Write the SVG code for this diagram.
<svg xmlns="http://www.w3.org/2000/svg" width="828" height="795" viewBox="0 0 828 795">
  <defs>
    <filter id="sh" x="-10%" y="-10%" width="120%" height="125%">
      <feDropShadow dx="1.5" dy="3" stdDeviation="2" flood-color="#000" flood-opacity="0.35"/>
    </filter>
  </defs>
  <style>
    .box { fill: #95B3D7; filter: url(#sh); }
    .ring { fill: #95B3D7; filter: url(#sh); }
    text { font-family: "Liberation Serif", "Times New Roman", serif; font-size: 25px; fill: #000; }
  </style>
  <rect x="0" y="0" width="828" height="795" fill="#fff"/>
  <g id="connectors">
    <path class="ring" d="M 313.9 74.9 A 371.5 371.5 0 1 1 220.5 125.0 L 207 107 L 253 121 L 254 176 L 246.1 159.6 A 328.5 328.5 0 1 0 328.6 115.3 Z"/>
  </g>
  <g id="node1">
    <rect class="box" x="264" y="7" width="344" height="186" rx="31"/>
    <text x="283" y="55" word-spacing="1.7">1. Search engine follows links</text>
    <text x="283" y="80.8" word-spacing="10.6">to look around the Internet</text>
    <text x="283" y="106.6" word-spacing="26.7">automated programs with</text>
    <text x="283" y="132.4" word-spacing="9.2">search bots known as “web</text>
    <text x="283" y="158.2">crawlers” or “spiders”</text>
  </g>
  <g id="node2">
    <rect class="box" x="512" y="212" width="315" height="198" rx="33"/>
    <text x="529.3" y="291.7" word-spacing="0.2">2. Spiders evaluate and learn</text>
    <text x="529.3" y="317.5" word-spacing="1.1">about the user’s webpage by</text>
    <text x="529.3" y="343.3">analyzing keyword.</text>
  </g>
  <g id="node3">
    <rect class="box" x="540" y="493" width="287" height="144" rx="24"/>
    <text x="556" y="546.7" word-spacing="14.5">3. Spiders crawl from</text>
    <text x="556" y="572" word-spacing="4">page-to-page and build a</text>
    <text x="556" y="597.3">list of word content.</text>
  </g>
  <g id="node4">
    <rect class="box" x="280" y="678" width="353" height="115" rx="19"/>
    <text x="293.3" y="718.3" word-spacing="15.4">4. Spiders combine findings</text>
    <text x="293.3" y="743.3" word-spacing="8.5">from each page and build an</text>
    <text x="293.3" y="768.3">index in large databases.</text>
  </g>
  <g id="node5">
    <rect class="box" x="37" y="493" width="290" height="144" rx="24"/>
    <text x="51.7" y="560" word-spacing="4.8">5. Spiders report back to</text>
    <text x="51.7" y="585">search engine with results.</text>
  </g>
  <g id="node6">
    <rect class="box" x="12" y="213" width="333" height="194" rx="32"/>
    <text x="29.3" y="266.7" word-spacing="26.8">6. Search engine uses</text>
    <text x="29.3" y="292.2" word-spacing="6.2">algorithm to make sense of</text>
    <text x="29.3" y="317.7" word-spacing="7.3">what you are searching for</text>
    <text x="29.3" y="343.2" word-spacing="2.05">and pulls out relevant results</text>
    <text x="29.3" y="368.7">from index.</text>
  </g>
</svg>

++++++++++

To be done: Copy out the data shown above without altering anything.

Task solution:
Write the SVG code for this diagram.
<svg xmlns="http://www.w3.org/2000/svg" width="828" height="795" viewBox="0 0 828 795">
  <defs>
    <filter id="sh" x="-10%" y="-10%" width="120%" height="125%">
      <feDropShadow dx="1.5" dy="3" stdDeviation="2" flood-color="#000" flood-opacity="0.35"/>
    </filter>
  </defs>
  <style>
    .box { fill: #95B3D7; filter: url(#sh); }
    .ring { fill: #95B3D7; filter: url(#sh); }
    text { font-family: "Liberation Serif", "Times New Roman", serif; font-size: 25px; fill: #000; }
  </style>
  <rect x="0" y="0" width="828" height="795" fill="#fff"/>
  <g id="connectors">
    <path class="ring" d="M 313.9 74.9 A 371.5 371.5 0 1 1 220.5 125.0 L 207 107 L 253 121 L 254 176 L 246.1 159.6 A 328.5 328.5 0 1 0 328.6 115.3 Z"/>
  </g>
  <g id="node1">
    <rect class="box" x="264" y="7" width="344" height="186" rx="31"/>
    <text x="283" y="55" word-spacing="1.7">1. Search engine follows links</text>
    <text x="283" y="80.8" word-spacing="10.6">to look around the Internet</text>
    <text x="283" y="106.6" word-spacing="26.7">automated programs with</text>
    <text x="283" y="132.4" word-spacing="9.2">search bots known as “web</text>
    <text x="283" y="158.2">crawlers” or “spiders”</text>
  </g>
  <g id="node2">
    <rect class="box" x="512" y="212" width="315" height="198" rx="33"/>
    <text x="529.3" y="291.7" word-spacing="0.2">2. Spiders evaluate and learn</text>
    <text x="529.3" y="317.5" word-spacing="1.1">about the user’s webpage by</text>
    <text x="529.3" y="343.3">analyzing keyword.</text>
  </g>
  <g id="node3">
    <rect class="box" x="540" y="493" width="287" height="144" rx="24"/>
    <text x="556" y="546.7" word-spacing="14.5">3. Spiders crawl from</text>
    <text x="556" y="572" word-spacing="4">page-to-page and build a</text>
    <text x="556" y="597.3">list of word content.</text>
  </g>
  <g id="node4">
    <rect class="box" x="280" y="678" width="353" height="115" rx="19"/>
    <text x="293.3" y="718.3" word-spacing="15.4">4. Spiders combine findings</text>
    <text x="293.3" y="743.3" word-spacing="8.5">from each page and build an</text>
    <text x="293.3" y="768.3">index in large databases.</text>
  </g>
  <g id="node5">
    <rect class="box" x="37" y="493" width="290" height="144" rx="24"/>
    <text x="51.7" y="560" word-spacing="4.8">5. Spiders report back to</text>
    <text x="51.7" y="585">search engine with results.</text>
  </g>
  <g id="node6">
    <rect class="box" x="12" y="213" width="333" height="194" rx="32"/>
    <text x="29.3" y="266.7" word-spacing="26.8">6. Search engine uses</text>
    <text x="29.3" y="292.2" word-spacing="6.2">algorithm to make sense of</text>
    <text x="29.3" y="317.7" word-spacing="7.3">what you are searching for</text>
    <text x="29.3" y="343.2" word-spacing="2.05">and pulls out relevant results</text>
    <text x="29.3" y="368.7">from index.</text>
  </g>
</svg>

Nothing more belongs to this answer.